Il délivre de belles pages sur ces bonobos aux comportements si touchants et fragiles. Il se plaît à espérer que les bipèdes que nous sommes comprennent qu'ils ont plus à gagner à prendre exemple sur leur pacifisme foncier que sur l'esprit grégaire et violent des chimpanzés avec qui on les a souvent comparés.

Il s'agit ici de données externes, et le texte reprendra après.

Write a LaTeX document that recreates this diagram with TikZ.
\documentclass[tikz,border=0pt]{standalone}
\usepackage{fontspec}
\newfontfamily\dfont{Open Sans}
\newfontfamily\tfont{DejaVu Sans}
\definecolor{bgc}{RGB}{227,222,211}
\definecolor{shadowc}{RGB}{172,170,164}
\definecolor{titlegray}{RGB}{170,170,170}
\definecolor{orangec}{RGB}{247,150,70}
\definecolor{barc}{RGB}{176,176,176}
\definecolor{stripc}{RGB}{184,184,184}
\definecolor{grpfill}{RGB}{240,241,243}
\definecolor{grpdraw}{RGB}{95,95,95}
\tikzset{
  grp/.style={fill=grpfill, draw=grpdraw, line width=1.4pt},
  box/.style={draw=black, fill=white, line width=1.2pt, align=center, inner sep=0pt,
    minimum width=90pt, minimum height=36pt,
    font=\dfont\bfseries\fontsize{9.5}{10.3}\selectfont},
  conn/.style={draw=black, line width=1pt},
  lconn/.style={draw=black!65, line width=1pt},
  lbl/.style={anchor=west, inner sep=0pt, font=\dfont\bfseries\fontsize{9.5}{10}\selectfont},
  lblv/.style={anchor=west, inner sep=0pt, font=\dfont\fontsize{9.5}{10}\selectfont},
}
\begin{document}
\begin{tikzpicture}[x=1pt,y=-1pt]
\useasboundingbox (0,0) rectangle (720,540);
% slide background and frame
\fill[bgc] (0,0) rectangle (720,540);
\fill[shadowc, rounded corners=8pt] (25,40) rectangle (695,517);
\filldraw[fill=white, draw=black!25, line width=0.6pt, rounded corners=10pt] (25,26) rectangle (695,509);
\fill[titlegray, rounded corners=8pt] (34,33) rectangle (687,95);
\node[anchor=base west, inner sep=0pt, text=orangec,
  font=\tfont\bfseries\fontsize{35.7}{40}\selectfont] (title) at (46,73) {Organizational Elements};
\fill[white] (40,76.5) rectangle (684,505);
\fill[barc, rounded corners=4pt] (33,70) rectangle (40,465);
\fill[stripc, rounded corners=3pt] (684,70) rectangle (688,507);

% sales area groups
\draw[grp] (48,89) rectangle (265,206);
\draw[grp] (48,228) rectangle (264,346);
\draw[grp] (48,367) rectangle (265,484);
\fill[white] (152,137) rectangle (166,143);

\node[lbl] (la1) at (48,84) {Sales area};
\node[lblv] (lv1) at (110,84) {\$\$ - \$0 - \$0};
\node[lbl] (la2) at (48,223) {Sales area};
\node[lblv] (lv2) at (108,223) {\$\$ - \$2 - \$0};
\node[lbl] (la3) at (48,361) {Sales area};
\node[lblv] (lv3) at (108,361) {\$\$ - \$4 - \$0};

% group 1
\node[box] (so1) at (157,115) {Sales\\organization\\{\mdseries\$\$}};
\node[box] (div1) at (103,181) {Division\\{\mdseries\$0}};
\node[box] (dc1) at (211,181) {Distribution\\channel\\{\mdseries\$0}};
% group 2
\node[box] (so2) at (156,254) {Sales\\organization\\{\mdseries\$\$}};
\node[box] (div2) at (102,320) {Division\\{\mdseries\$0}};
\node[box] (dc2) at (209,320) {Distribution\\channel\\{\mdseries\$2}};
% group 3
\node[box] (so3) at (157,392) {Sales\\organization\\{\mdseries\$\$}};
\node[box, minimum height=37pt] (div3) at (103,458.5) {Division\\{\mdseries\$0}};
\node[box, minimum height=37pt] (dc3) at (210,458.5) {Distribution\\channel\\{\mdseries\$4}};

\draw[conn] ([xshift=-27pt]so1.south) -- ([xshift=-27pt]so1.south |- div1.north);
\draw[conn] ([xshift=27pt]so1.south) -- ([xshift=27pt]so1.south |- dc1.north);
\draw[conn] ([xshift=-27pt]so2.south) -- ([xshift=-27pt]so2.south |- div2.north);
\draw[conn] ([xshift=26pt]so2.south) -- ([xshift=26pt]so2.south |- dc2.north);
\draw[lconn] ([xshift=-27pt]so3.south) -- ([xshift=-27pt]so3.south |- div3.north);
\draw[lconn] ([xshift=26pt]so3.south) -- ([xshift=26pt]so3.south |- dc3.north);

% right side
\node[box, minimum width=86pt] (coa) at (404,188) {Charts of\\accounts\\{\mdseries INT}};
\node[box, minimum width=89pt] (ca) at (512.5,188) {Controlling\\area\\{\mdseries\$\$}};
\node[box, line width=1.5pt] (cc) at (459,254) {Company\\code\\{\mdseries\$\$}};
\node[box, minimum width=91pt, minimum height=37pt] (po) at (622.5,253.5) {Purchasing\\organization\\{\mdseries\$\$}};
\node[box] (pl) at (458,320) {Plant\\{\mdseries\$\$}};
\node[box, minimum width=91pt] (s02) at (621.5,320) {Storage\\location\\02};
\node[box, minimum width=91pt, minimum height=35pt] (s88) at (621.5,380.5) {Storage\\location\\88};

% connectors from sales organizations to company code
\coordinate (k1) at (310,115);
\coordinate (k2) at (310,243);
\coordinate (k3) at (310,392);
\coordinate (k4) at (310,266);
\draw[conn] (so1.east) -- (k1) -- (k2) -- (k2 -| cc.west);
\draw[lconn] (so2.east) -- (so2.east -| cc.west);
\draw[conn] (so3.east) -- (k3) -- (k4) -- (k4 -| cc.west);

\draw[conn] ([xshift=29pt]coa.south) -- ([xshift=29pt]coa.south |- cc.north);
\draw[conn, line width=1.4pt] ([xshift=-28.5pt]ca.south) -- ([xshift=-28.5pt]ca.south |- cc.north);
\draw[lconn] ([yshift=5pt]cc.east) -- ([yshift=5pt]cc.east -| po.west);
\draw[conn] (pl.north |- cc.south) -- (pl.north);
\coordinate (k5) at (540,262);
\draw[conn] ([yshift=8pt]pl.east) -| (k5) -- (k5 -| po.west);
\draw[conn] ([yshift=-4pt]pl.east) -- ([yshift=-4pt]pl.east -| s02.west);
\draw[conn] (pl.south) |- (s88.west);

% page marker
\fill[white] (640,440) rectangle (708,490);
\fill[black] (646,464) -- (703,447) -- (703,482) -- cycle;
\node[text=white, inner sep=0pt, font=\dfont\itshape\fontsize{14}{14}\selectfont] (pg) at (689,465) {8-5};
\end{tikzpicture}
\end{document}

Il nous décrit un monde d'ONG auto-centrées, paternalistes et néo-coloniales, toujours en quête de fonds pour vivre et faire vivre une bureaucratie pléthorique. Rien de tel avec BCI qui a mis les populations congolaises au coeur de son projet de sauvegarde des bonobos, pour en faire les véritables gestionnaires des réserves, c'est-à-dire des espaces ouverts et non clos comme le sont les grands parcs. BCI a investi dans l'humain, autrement dit a pris le temps de convaincre les populations locales qu'elles trouveraient avantage à protéger les bonobos plutôt qu'à les tuer pour leur viande, alors même que leur survie est en jeu chaque jour.

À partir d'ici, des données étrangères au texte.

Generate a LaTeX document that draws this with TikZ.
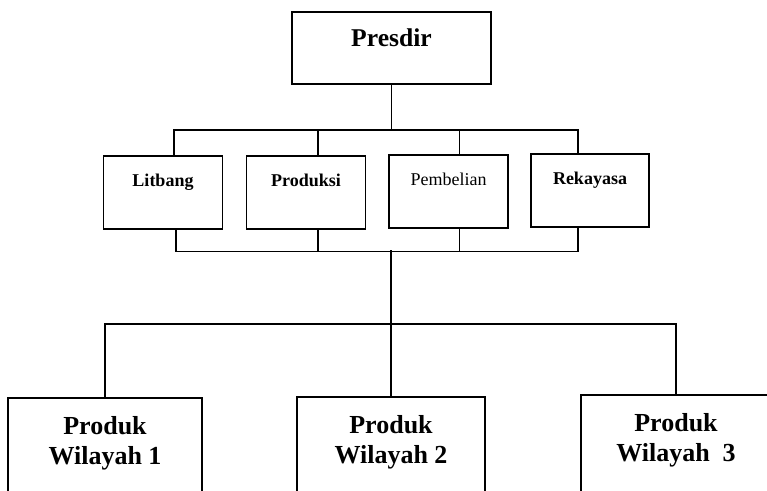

Ce travail nécessite beaucoup de pragmatisme car les militants, congolais et étrangers, du BCI ont compris que pendant trop longtemps les habitants ont été bernés, floués, humiliés par des mundele3 arrogants, que les Anciens des villages sont des « mines de savoir » et donc des appuis indispensables aux projets de conservation, que les cadres politiques sont tout aussi indispensables tant leur pouvoir de nuisance peut être important ; BCI a décidé de faire avec les habitants et de faire en sorte que les « gens ne se sentent pas moins précieux que les animaux à protéger ». Pragmatiques encore quand ils tablent sur le développement de l'écotourisme comme moteur d'un développement local qui serait moins dévastateur que les plantations d'huile de palme ou de café.

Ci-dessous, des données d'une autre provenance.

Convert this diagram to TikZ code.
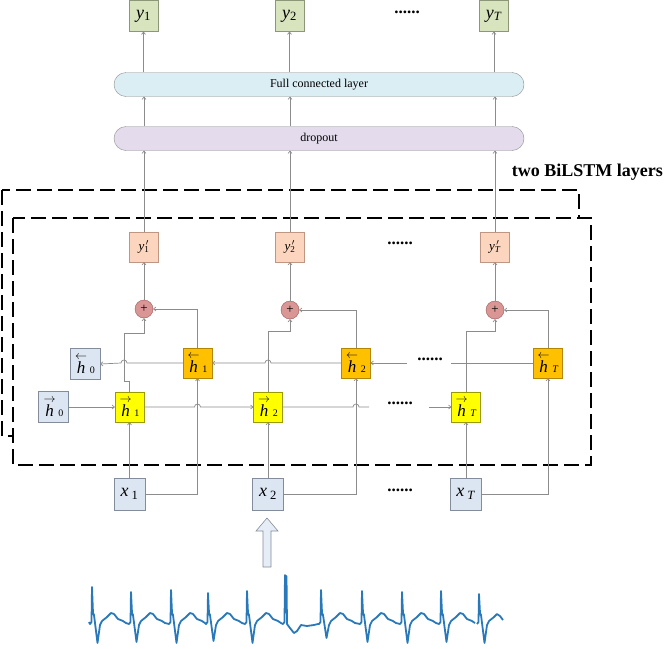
\documentclass[tikz,border=0pt]{standalone}
\usepackage{fontspec}
\setmainfont{Liberation Serif}
\usetikzlibrary{arrows.meta}
\definecolor{lncol}{RGB}{140,140,140}
\definecolor{ygreen}{RGB}{215,228,189}
\definecolor{ygreenb}{RGB}{140,150,120}
\definecolor{fccol}{RGB}{219,238,244}
\definecolor{dropcol}{RGB}{228,220,236}
\definecolor{peach}{RGB}{251,213,189}
\definecolor{peachb}{RGB}{190,150,130}
\definecolor{pluscol}{RGB}{217,150,148}
\definecolor{plusb}{RGB}{160,90,90}
\definecolor{orangec}{RGB}{255,192,0}
\definecolor{yellowc}{RGB}{255,255,0}
\definecolor{greyblue}{RGB}{220,230,242}
\definecolor{greyblueb}{RGB}{130,140,155}
\definecolor{ecgcol}{RGB}{41,121,186}
\newcommand{\hf}[1]{$\stackrel{\rightarrow}{\mbox{\textit{h}}}$\,{\fontsize{10}{10}\selectfont #1}}
\newcommand{\hb}[1]{$\stackrel{\leftarrow}{\mbox{\textit{h}}}$\,{\fontsize{10}{10}\selectfont #1}}
\tikzset{
  conn/.style={draw=lncol, line width=0.7pt, -{To[length=3pt,width=4.5pt]}},
  plainln/.style={draw=lncol, line width=0.7pt},
  ybox/.style={draw=ygreenb, fill=ygreen, minimum width=29pt, minimum height=31pt, inner sep=0pt, font=\fontsize{18}{18}\selectfont},
  layerbox/.style={draw=lncol, rounded corners=12pt, minimum width=410pt, minimum height=24pt, inner sep=0pt, font=\fontsize{12}{12}\selectfont},
  ypbox/.style={draw=peachb, fill=peach, minimum width=29pt, minimum height=30pt, inner sep=0pt, font=\fontsize{13}{13}\selectfont},
  plusnode/.style={circle, draw=plusb, fill=pluscol, minimum size=18pt, inner sep=0pt, font=\fontsize{13}{13}\selectfont},
  hbbox/.style={draw=orangec!70!black, fill=orangec, minimum width=29pt, minimum height=30pt, inner sep=0pt, font=\fontsize{17}{17}\selectfont},
  hfbox/.style={draw=yellowc!60!black, fill=yellowc, minimum width=29pt, minimum height=30pt, inner sep=0pt, font=\fontsize{17}{17}\selectfont},
  initbox/.style={draw=greyblueb, fill=greyblue, minimum width=30pt, minimum height=31pt, inner sep=0pt, font=\fontsize{17}{17}\selectfont},
  xbox/.style={draw=greyblueb, fill=greyblue, minimum width=31pt, minimum height=32pt, inner sep=0pt, font=\fontsize{18}{18}\selectfont},
  dashbox/.style={draw=black, line width=2.8pt, dash pattern=on 15pt off 6pt},
  dots/.style={font=\bfseries\fontsize{17}{17}\selectfont, inner sep=0pt}
}
\begin{document}
\begin{tikzpicture}[x=1pt,y=-1pt]
\useasboundingbox (0,0) rectangle (664,648);
% dashed boxes
\draw[dashbox] (2,190) rectangle (579,436);
\draw[dashbox, fill=white] (13,218) rectangle (591,465);
\node[font=\bfseries\fontsize{18}{18}\selectfont, anchor=east, inner sep=0pt] (title) at (663,172) {two BiLSTM layers};

% top outputs
\node[ybox] (y1) at (143.5,16) {\textit{y}\textsubscript{1}};
\node[ybox] (y2) at (289.5,16) {\textit{y}\textsubscript{2}};
\node[ybox] (yT) at (494,16) {\textit{y}\textsubscript{\textit{T}}};
\node[dots] (d0) at (407,12) {......};

\node[layerbox, fill=fccol] (fc) at (319,84.5) {Full connected layer};
\node[layerbox, fill=dropcol] (drop) at (319,138.5) {dropout};

% y' boxes
\node[ypbox] (yp1) at (144,247) {\textit{y}\rlap{\textsuperscript{\,$\prime$}}\textsubscript{1}};
\node[ypbox] (yp2) at (290,247) {\textit{y}\rlap{\textsuperscript{\,$\prime$}}\textsubscript{2}};
\node[ypbox] (ypT) at (495,247) {\textit{y}\rlap{\textsuperscript{\,$\prime$}}\textsubscript{\textit{T}}};
\node[dots] (d1) at (400,243) {......};

% plus nodes
\node[plusnode] (p1) at (144,309) {+};
\node[plusnode] (p2) at (290,310) {+};
\node[plusnode] (pT) at (495,310) {+};

% backward states
\node[initbox] (hb0) at (85,364) {\hb{0}};
\node[hbbox] (hb1) at (197.5,363) {\hb{1}};
\node[hbbox] (hb2) at (356,363) {\hb{2}};
\node[hbbox] (hbT) at (548,363) {\hb{\textit{T}}};

% forward states
\node[initbox] (hf0) at (53.5,407) {\hf{0}};
\node[hfbox] (hf1) at (129.5,407) {\hf{1}};
\node[hfbox] (hf2) at (268,407) {\hf{2}};
\node[hfbox] (hfT) at (466,407) {\hf{\textit{T}}};

% inputs
\node[xbox] (x1) at (129.5,494) {\textit{x}\,\textsubscript{1}};
\node[xbox] (x2) at (268,494) {\textit{x}\,\textsubscript{2}};
\node[xbox] (xT) at (466,494) {\textit{x}\,\textsubscript{\textit{T}}};
\node[dots] (d4) at (400,490) {......};

% dots in chains
\node[dots] (d2) at (400,403) {......};
\node[dots] (d3) at (430,359) {......};
\coordinate (f1) at (369,407);
\coordinate (f2) at (429,407);
\coordinate (b1) at (451,363);
\coordinate (b2) at (407,363);

% input connections
\draw[conn] (x1.north) -- (hf1.south);
\draw[conn] (x1.east) -| (hb1.south);
\draw[conn] (x2.north) -- (hf2.south);
\draw[conn] (x2.east) -| (hb2.south);
\draw[conn] (xT.north) -- (hfT.south);
\draw[conn] (xT.east) -| (hbT.south);

% forward chain
\draw[conn] (hf0.east) -- (hf1.west);
\draw[conn] (hf1.east) -- (194.5,407) arc[start angle=180,end angle=0,radius=3pt] -- (hf2.west);
\draw[plainln] (hf2.east) -- (353,407) arc[start angle=180,end angle=0,radius=3pt] -- (f1);
\draw[conn] (f2) -- (hfT.west);

% backward chain
\draw[plainln] (hbT.west) -- (b1);
\draw[conn] (b2) -- (hb2.east);
\draw[conn] (hb2.west) -- (271,363) arc[start angle=0,end angle=180,radius=3pt] -- (hb1.east);
\draw[conn] (hb1.west) -- (127,363) arc[start angle=0,end angle=180,radius=3pt] -- (hb0.east);

% to plus nodes
\draw[conn] (hf1.north) -- (129.5,381) -- (124,381) -- (124,333) -- (144,333) -- (p1.south);
\draw[conn] (hb1.north) |- (p1.east);
\draw[conn] (hf2.north) -- (268,331) -- (290,331) -- (p2.south);
\draw[conn] (hb2.north) |- (p2.east);
\draw[conn] (hfT.north) -- (466,331) -- (495,331) -- (pT.south);
\draw[conn] (hbT.north) |- (pT.east);

% plus to y'
\draw[conn] (p1.north) -- (yp1.south);
\draw[conn] (p2.north) -- (yp2.south);
\draw[conn] (pT.north) -- (ypT.south);

% y' to dropout
\draw[conn] (yp1.north) -- (yp1.north |- drop.south);
\draw[conn] (yp2.north) -- (yp2.north |- drop.south);
\draw[conn] (ypT.north) -- (ypT.north |- drop.south);
% dropout to fc
\draw[conn] (yp1.north |- drop.north) -- (yp1.north |- fc.south);
\draw[conn] (yp2.north |- drop.north) -- (yp2.north |- fc.south);
\draw[conn] (ypT.north |- drop.north) -- (ypT.north |- fc.south);
% fc to y
\draw[conn] (y1.south |- fc.north) -- (y1.south);
\draw[conn] (y2.south |- fc.north) -- (y2.south);
\draw[conn] (yT.south |- fc.north) -- (yT.south);

% big input arrow
\draw[draw=greyblueb, fill=greyblue!70!white, line width=0.6pt]
  (263,567) -- (263,531) -- (256,531) -- (267,518) -- (278,531) -- (271,531) -- (271,567) -- cycle;

% ECG
\draw[ecgcol, line width=1.8pt, line join=round]
  (89,622) \foreach \p/\h/\s in {92/587/643, 131/592/642, 171/590/643, 208/593/641, 247/591/643, 321/590/638, 362/591/642, 402/592/643, 441/591/642}
  { -- (\p-2,624) -- (\p-0.5,622) -- (\p,\h) -- (\p+1,613) -- (\p+2,615) -- (\p+5.5,\s) -- (\p+8,625) -- (\p+10,621) -- (\p+15,617) -- (\p+19,613) -- (\p+22,614) -- (\p+26,619) -- (\p+31,621) -- (\p+34,623)
    \ifnum\p=247 -- (283,624) -- (284.5,622) -- (285,575) -- (286,600) -- (286.5,576) -- (287,624) -- (290,628) -- (294,633) -- (297,631) -- (301,625) -- (307,626) -- (314,625) -- (318,624) \fi };
\draw[ecgcol, line width=1.8pt, line join=round]
  (477,624) -- (478.5,622) -- (479,594) -- (480,613) -- (481,615) -- (484.5,643) -- (487,625) -- (489,621) -- (494,617) -- (497,614) -- (500,616) -- (503,620);
\end{tikzpicture}
\end{document}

Des bonobos et des hommes est un vibrant plaidoyer pour une protection de l'environnement construite et pensée aussi bien par les scientifiques/activistes que par les populations locales ; et les dizaines de Congolais investis dans ce combat attestent que Sally Jewel Coxe, l'âme infatigable de BCI, a rempli sa mission : elle n'est plus indispensable à la défense des bonobos.

Notes
1. David Van Reybrouck, Congo – Une histoire, Actes Sud, 2012.
2. Citant BCI, il écrit : « « Ce ne sont ni les ministères, ni les fonctionnaires corrompus, ni l'infrastructure en ruine qui posent les pires difficultés pour le travail de conservation entrepris par BCI et ses partenaires, mais bien les ONG rivales », notamment les « grandes ONG de conservation débarquées au Congo ».